The role of water molecules in piezoelectric-like effects in chitosan-based biodegradable films

Abstract

Soft, flexible piezoelectric polymers have gained increased attention for powering wearable, implantable, and autonomous Internet-of-Things devices. However, the state-of-the-art flexible piezoelectric polymers are fluoropolymers, facing global bans due to environmental concerns. This has led to the development of natural piezoelectric materials. However, achieving reliable piezoelectric performance is challenging due to the limited output of these materials and the complexity of accurately measuring piezoelectric signals, often complicated by other charge-generation mechanisms.

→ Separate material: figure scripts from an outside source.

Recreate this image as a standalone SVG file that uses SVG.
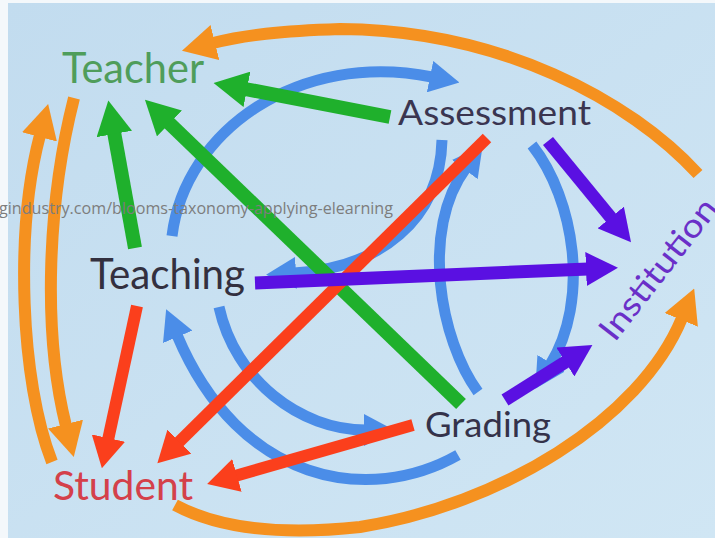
<svg xmlns="http://www.w3.org/2000/svg" width="715" height="538" viewBox="0 0 715 538">
<style>
.lbl{font-family:Lato,"Open Sans","Liberation Sans",sans-serif;}
.c{fill:none;stroke-linecap:butt;}
.o{stroke:#f5911f;stroke-width:12;}
.g{stroke:#1fb02c;stroke-width:14;}
.b{stroke:#4b8de8;stroke-width:11;}
.r{stroke:#fb3f1c;stroke-width:12;}
.p{stroke:#5a10e2;stroke-width:13;}
</style>
<defs>
<marker id="mo" viewBox="0 0 34 36" refX="2" refY="18" markerWidth="34" markerHeight="36" markerUnits="userSpaceOnUse" orient="auto"><path d="M0,0 L34,18 L0,36 z" fill="#f5911f"/></marker>
<marker id="mg" viewBox="0 0 34 36" refX="2" refY="18" markerWidth="34" markerHeight="36" markerUnits="userSpaceOnUse" orient="auto"><path d="M0,0 L34,18 L0,36 z" fill="#1fb02c"/></marker>
<marker id="mb" viewBox="0 0 30 32" refX="2" refY="16" markerWidth="30" markerHeight="32" markerUnits="userSpaceOnUse" orient="auto"><path d="M0,0 L30,16 L0,32 z" fill="#4b8de8"/></marker>
<marker id="mr" viewBox="0 0 31 34" refX="2" refY="17" markerWidth="31" markerHeight="34" markerUnits="userSpaceOnUse" orient="auto"><path d="M0,0 L31,17 L0,34 z" fill="#fb3f1c"/></marker>
<marker id="mp" viewBox="0 0 32 34" refX="2" refY="17" markerWidth="32" markerHeight="34" markerUnits="userSpaceOnUse" orient="auto"><path d="M0,0 L32,17 L0,34 z" fill="#5a10e2"/></marker>
<linearGradient id="bg" x1="0" y1="0" x2="1" y2="1">
<stop offset="0" stop-color="#c2dcef"/>
<stop offset="1" stop-color="#d0e6f4"/>
</linearGradient>
</defs>
<rect width="715" height="538" fill="#f4f8fb"/>
<rect x="8" y="3" width="707" height="535" fill="url(#bg)"/>
<g id="connectors">
<!-- orange -->
<path class="c o" d="M698 174 C630 100, 500 30, 340 29 C280 31, 245 35, 213 43" marker-end="url(#mo)"/>
<path class="c o" d="M52 462 C20 380, 15 230, 40 135" marker-end="url(#mo)"/>
<path class="c o" d="M74 98 C48 200, 42 330, 66 426" marker-end="url(#mo)"/>
<path class="c o" d="M175 505 Q240 540 360 527 C500 505, 640 420, 682 318" marker-end="url(#mo)"/>
<!-- blue -->
<path class="c b" d="M172 236 C185 130, 300 50, 432 77" marker-end="url(#mb)"/>
<path class="c b" d="M442 140 C440 220, 380 268, 294 273" marker-end="url(#mb)"/>
<path class="c b" d="M219 307 C235 380, 300 430, 366 430" marker-end="url(#mb)"/>
<path class="c b" d="M458 455 C370 505, 240 485, 177 335" marker-end="url(#mb)"/>
<path class="c b" d="M478 392 C440 340, 420 230, 466 168" marker-end="url(#mb)"/>
<path class="c b" d="M532 145 C575 200, 590 300, 550 365" marker-end="url(#mb)"/>
<!-- green -->
<path class="c g" d="M390 117 L245 89" marker-end="url(#mg)"/>
<path class="c g" d="M135 248 L114 132" marker-end="url(#mg)"/>
<path class="c g" d="M461 404 L168 122" marker-end="url(#mg)"/>
<!-- red -->
<path class="c r" d="M487 138 L178 443" marker-end="url(#mr)"/>
<path class="c r" d="M137 306 L108 440" marker-end="url(#mr)"/>
<path class="c r" d="M413 425 L235 476" marker-end="url(#mr)"/>
<!-- purple -->
<path class="c p" d="M255 283 L588 269" marker-end="url(#mp)"/>
<path class="c p" d="M548 141 L612 219" marker-end="url(#mp)"/>
<path class="c p" d="M505 400 L567 361" marker-end="url(#mp)"/>
</g>
<g id="teacher"><text class="lbl" x="62" y="83" font-size="42" fill="#4f9d5b" textLength="142" lengthAdjust="spacingAndGlyphs">Teacher</text></g>
<g id="assessment"><text class="lbl" x="398" y="125" font-size="35" fill="#3a3550" textLength="193" lengthAdjust="spacingAndGlyphs">Assessment</text></g>
<g id="teaching"><text class="lbl" x="90" y="289" font-size="42" fill="#33303f" textLength="155" lengthAdjust="spacingAndGlyphs">Teaching</text></g>
<g id="grading"><text class="lbl" x="425" y="437" font-size="35" fill="#34324a" textLength="126" lengthAdjust="spacingAndGlyphs">Grading</text></g>
<g id="student"><text class="lbl" x="53" y="500" font-size="40" fill="#d4404a" textLength="140" lengthAdjust="spacingAndGlyphs">Student</text></g>
<g id="institution"><text class="lbl" x="0" y="0" font-size="33" fill="#6a2fc8" text-anchor="middle" textLength="170" lengthAdjust="spacingAndGlyphs" transform="translate(667 276) rotate(-52)">Institution</text></g>
<text x="-1" y="214" font-family="'Open Sans','Liberation Sans',sans-serif" font-size="17" fill="#7d7d7d" textLength="394" lengthAdjust="spacingAndGlyphs">gindustry.com/blooms-taxonomy-applying-elearning</text>
</svg>
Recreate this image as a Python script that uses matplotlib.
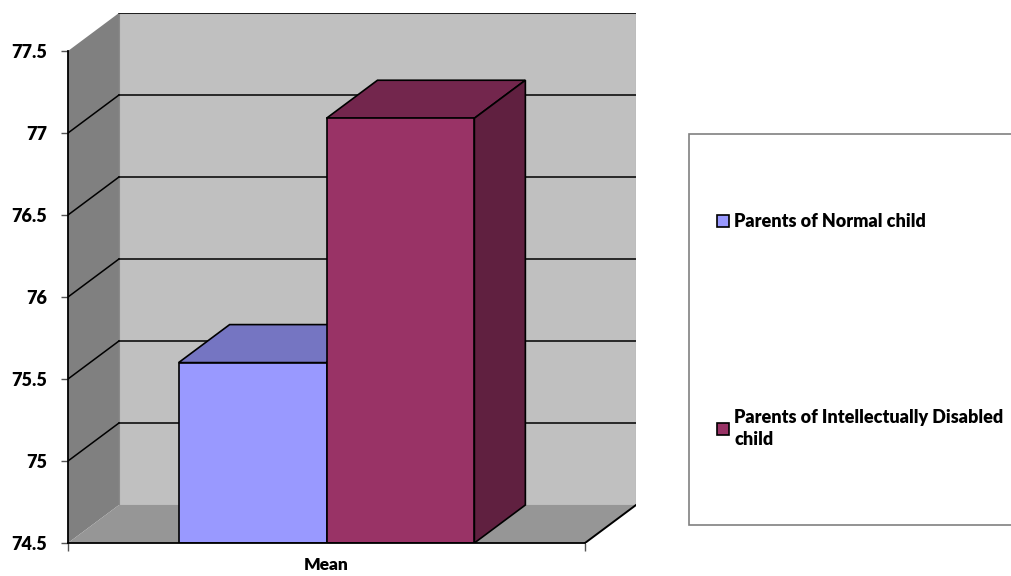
import matplotlib
matplotlib.use("Agg")
import matplotlib.pyplot as plt
from matplotlib.patches import Polygon, Patch, Rectangle

plt.rcParams['font.family'] = ['Lato', 'DejaVu Sans']
plt.rcParams['font.weight'] = 'heavy'

# data
category = ['Mean']
series = ['Parents of Normal child', 'Parents of Intellectually Disabled\nchild']
values = [75.6, 77.09]
y_ticks = [74.5, 75, 75.5, 76, 76.5, 77, 77.5]

front_colors = ['#9999FF', '#993366']
top_colors = ['#7575C2', '#73264D']
side_colors = ['#5C5C99', '#602040']

ymin, ymax = 74.5, 77.5
DX = 0.0986          # depth offset in x (category units)
DY = 0.2317          # depth offset in y (value units)
bar_w = 0.286

fig = plt.figure(figsize=(10.12, 5.76), dpi=100)
ax = fig.add_axes([68/1012, 33/576, 568/1012, 530/576])
ax.set_xlim(0, 1 + DX)
ax.set_ylim(ymin, ymax + DY)

# walls and floor
ax.add_patch(Polygon([(0, ymin), (0, ymax), (DX, ymax + DY), (DX, ymin + DY)],
                     closed=True, fc='#808080', ec='none', zorder=1))
ax.add_patch(Polygon([(DX, ymin + DY), (DX, ymax + DY), (1 + DX, ymax + DY), (1 + DX, ymin + DY)],
                     closed=True, fc='#C0C0C0', ec='#8A8A8A', lw=0.8, zorder=1))
ax.add_patch(Polygon([(0, ymin), (1, ymin), (1 + DX, ymin + DY), (DX, ymin + DY)],
                     closed=True, fc='#969696', ec='none', zorder=2))

# gridlines
for v in y_ticks[1:]:
    ax.plot([DX, 1 + DX], [v + DY, v + DY], color='black', lw=1.1, zorder=1.5)
    if v < ymax:
        ax.plot([0, DX], [v, v + DY], color='black', lw=1.1, zorder=1.5)

# front floor edge
ax.plot([1, 1 + DX], [ymin, ymin + DY], color='black', lw=1.4, zorder=3)

# bars
x0 = 0.5 - bar_w
for i, val in enumerate(values):
    xa = x0 + i * bar_w
    xb = xa + bar_w
    ax.add_patch(Polygon([(xa, val), (xb, val), (xb + DX, val + DY), (xa + DX, val + DY)],
                         closed=True, fc=top_colors[i], ec='black', lw=1.2, zorder=4 + i))
    ax.add_patch(Polygon([(xb, ymin), (xb + DX, ymin + DY), (xb + DX, val + DY), (xb, val)],
                         closed=True, fc=side_colors[i], ec='black', lw=1.2, zorder=4 + i))
    ax.add_patch(Polygon([(xa, ymin), (xb, ymin), (xb, val), (xa, val)],
                         closed=True, fc=front_colors[i], ec='black', lw=1.2, zorder=4 + i))

# axes
for s in ['top', 'right']:
    ax.spines[s].set_visible(False)
ax.spines['left'].set_bounds(ymin, ymax)
ax.spines['bottom'].set_bounds(0, 1)
ax.spines['left'].set_linewidth(1.3)
ax.spines['bottom'].set_linewidth(1.3)
ax.spines['left'].set_zorder(6)
ax.spines['bottom'].set_zorder(6)
ax.set_yticks(y_ticks)
ax.set_yticklabels([('%g' % t) for t in y_ticks], fontsize=13, fontweight='heavy')
ax.tick_params(axis='y', length=5, width=1, color='#555555', pad=10)
ax.set_xticks([0, 1])
ax.set_xticklabels(['', ''])
ax.tick_params(axis='x', which='major', length=6, width=1, color='#555555')
ax.set_xticks([0.5], labels=category, minor=True)
ax.tick_params(axis='x', which='minor', length=0, pad=10, labelsize=12.5)
for lab in ax.get_xticklabels(minor=True):
    lab.set_fontweight('heavy')
ax.set_facecolor('none')

# legend
fig.patches.append(Rectangle((689/1012, 51/576), 330/1012, 391/576, transform=fig.transFigure,
                             fc='white', ec='#808080', lw=1.2, zorder=0))
handles = [Patch(fc=front_colors[i], ec='black', lw=1.2) for i in range(len(series))]
leg = fig.legend(handles, series, loc='upper left', bbox_to_anchor=(708/1012, 372/576),
                 frameon=False, prop={'weight': 'heavy', 'size': 13},
                 handlelength=0.65, handleheight=0.65, handletextpad=0.3,
                 labelspacing=9.93, borderpad=0)
for t in leg.get_texts():
    t.set_linespacing(1.3)

fig.savefig('out.png', dpi=100)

Here, flexible and robust chitosan-based films are produced using a simple solvent-casting method. The results show that substrate type and solvent evaporation temperature affect the piezoelectric-like output, with the highest apparent d₃₃ of 1.9 ± 0.3 pC N⁻¹ observed for chitosan cast on a hydrophilic polystyrene substrate at an evaporation temperature of 40 °C. Importantly, the water content of the films plays a critical role in both mechanical and piezoelectric-like properties. The fully dried films under vacuum exhibit no d₃₃ signal, while fully hydrated films show a significantly enhanced response of 11.3 ± 7.0 pC N⁻¹. This work demonstrates the fabrication of biodegradable, piezoelectric-like films and provides key insights into measurement reliability and often-overlooked parameters, such as hydration state, that are crucial for advancing the development of piezoelectric biological materials.